Bruford and Steve Howe would later undertake a recording project together in 1992/1993 to have an orchestra reinterpret some of Yes' works. The resulting album, titled Symphonic Music of Yes, was released on RCA records in 1993.
King Crimson, again 
King Crimson re-emerged once more in 1994 as a six-piece band, consisting of its 1980s lineup along with Trey Gunn on Warr guitars and Pat Mastelotto sharing the drumming duties with Bruford. This so-called 'double trio' configuration recorded one full-length album, 1995's THRAK, as well as experimenting with the ProjeKcts, before Levin and Bruford left the band. Bruford's reason for abandoning the double trio was his frustration with rehearsals, which he felt weren't going anywhere.
Earthworks was formed in December 1985 and its original line-up (which lasted until 1993) featured two up-and-coming UK jazz musicians and composers, Django Bates on keyboards and tenor horn, and Iain Ballamy on saxes. The band reemerged in the 1990s with an acoustic line-up, notably featuring Tim Garland for a period, before splitting up in 2009 due to Bruford's retirement.
Bruford used Simmons electronic drums and his melodic drumming, though in the later years of his career he returned to using a primarily acoustic drum set. While Bruford has creative freedom with Earthworks, he continues to collaborate with many musicians, including one-time Yes keyboardist Patrick Moraz (with whom he recorded two albums in the 1980s) and bassist Tony Levin. Earthworks has been his primary focus in recent years, particularly after his departure from the latest incarnation of King Crimson.
In an interview for The San Diego Union-Tribune (15 May 2003) he said, "I have this image that I might be a 'rock guy on vacation'. That idea is anathema to me—and I've cured it by making eight albums with Earthworks."
He described Earthworks as "seeing music as a social encounter, where you look another guy in the eyes across the room, say 'one-two-three-four' and the music begins. That's where my pleasure lies, for sure" (Los Angeles Times, 16 May 2003).
Recent work 
With Earthworks put on hold in 2007 (apart from a brief return in 2008), Bruford focused on new collaborations—including as a duo with pianist Michiel Borstlap; and with contemporary composer Colin Riley and collective pianocircus—and drum clinics.

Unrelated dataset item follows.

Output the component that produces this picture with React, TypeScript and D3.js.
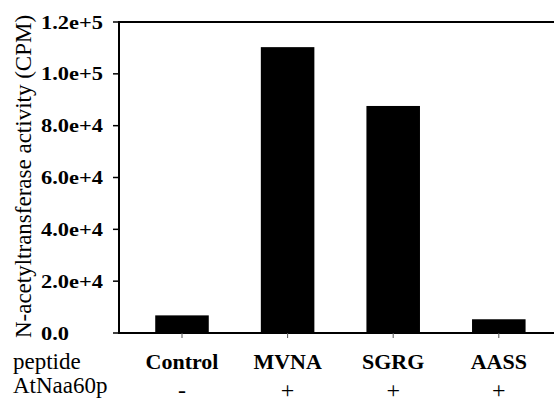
import React from "react";
import { scaleLinear, scaleBand } from "d3";

const categories = ["Control", "MVNA", "SGRG", "AASS"];
const values = [6800, 110300, 87600, 5300];
const enzymeSigns = ["-", "+", "+", "+"];
const yTicks = [0, 20000, 40000, 60000, 80000, 100000, 120000];
const yTickLabels = ["0.0", "2.0e+4", "4.0e+4", "6.0e+4", "8.0e+4", "1.0e+5", "1.2e+5"];
const yTitle = "N-acetyltransferase activity (CPM)";
const rowLabels = ["peptide", "AtNaa60p"];

const W = 554;
const H = 403;
const axisX = 119;
const topY = 22;
const bottomY = 333;

export default function App() {
  const y = scaleLinear().domain([0, 120000]).range([bottomY, topY]);
  const x = scaleBand<string>()
    .domain(categories)
    .range([129.2, 551.6])
    .paddingInner(0.493)
    .paddingOuter(0.2465);

  return (
    <svg width={W} height={H} style={{ position: "absolute", left: 0, top: 0 }}>
      <text x={13} y={369} fontSize={23} style={{ fontFamily: `"Liberation Serif"` }}>
        {rowLabels[0]}
      </text>
      <text x={13} y={393} fontSize={23} style={{ fontFamily: `"Liberation Serif"` }}>
        {rowLabels[1]}
      </text>
      <text
        transform={`translate(31,${(13 + 340) / 2}) rotate(-90)`}
        textAnchor="middle"
        fontSize={23}
        style={{ fontFamily: `"Liberation Serif"` }}
      >
        {yTitle}
      </text>
      {categories.map((c, i) => (
        <rect
          key={c}
          x={x(c)!}
          y={y(values[i])}
          width={x.bandwidth()}
          height={bottomY - y(values[i])}
          fill="#000"
        />
      ))}
      <line x1={axisX} x2={W} y1={topY} y2={topY} stroke="#000" strokeWidth={2} />
      <line x1={axisX} x2={W} y1={bottomY} y2={bottomY} stroke="#000" strokeWidth={2} />
      <line x1={axisX} x2={axisX} y1={topY - 1} y2={bottomY + 1} stroke="#000" strokeWidth={2} />
      {yTicks.map((t, i) => (
        <g key={t}>
          <line x1={113} x2={axisX} y1={y(t)} y2={y(t)} stroke="#000" strokeWidth={1.5} />
          <text
            transform={`translate(41,${y(t) + 6.5}) scale(1.18,1)`}
            fontSize={19}
            fontWeight={700}
            style={{ fontFamily: `"Liberation Serif"` }}
          >
            {yTickLabels[i]}
          </text>
        </g>
      ))}
      {categories.map((c, i) => {
        const cx = x(c)! + x.bandwidth() / 2;
        return (
          <g key={c}>
            <line x1={cx} x2={cx} y1={bottomY} y2={bottomY + 5} stroke="#555" strokeWidth={1} />
            <text x={cx} y={369} textAnchor="middle" fontSize={22} fontWeight={700} style={{ fontFamily: `"Liberation Serif"` }}>
              {c}
            </text>
            <text x={cx} y={397.5} textAnchor="middle" fontSize={24} style={{ fontFamily: `"Liberation Serif"` }}>
              {enzymeSigns[i]}
            </text>
          </g>
        );
      })}
    </svg>
  );
}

He retired from public performance on 1 January 2009, although he has since played live with Ann Bailey's Soul House. He retired from studio recording at the same time, although his studio work, Skin & Wire, was released later that year. His autobiography was released in early 2009.
Abortive projects 
Bruford has been involved in a number of abortive projects, including a trio with Rick Wakeman and John Wetton which made the headlines of Melody Maker in October 1976; Bruford has also told of "an abortive and late rehearsal/audition with bass player Jack Bruce out at his mansion in Essex, once, but nothing came of that". He was also approached in 1985 by ex-Led Zeppelin guitarist Jimmy Page to be the drummer for his new band with Paul Rodgers, The Firm, along with bass player Pino Palladino. "We rehearsed briefly, but I think decided we were mutually unsuited..!".
In 1990, the readers of Modern Drummer Magazine voted him into that magazine's Hall of Fame.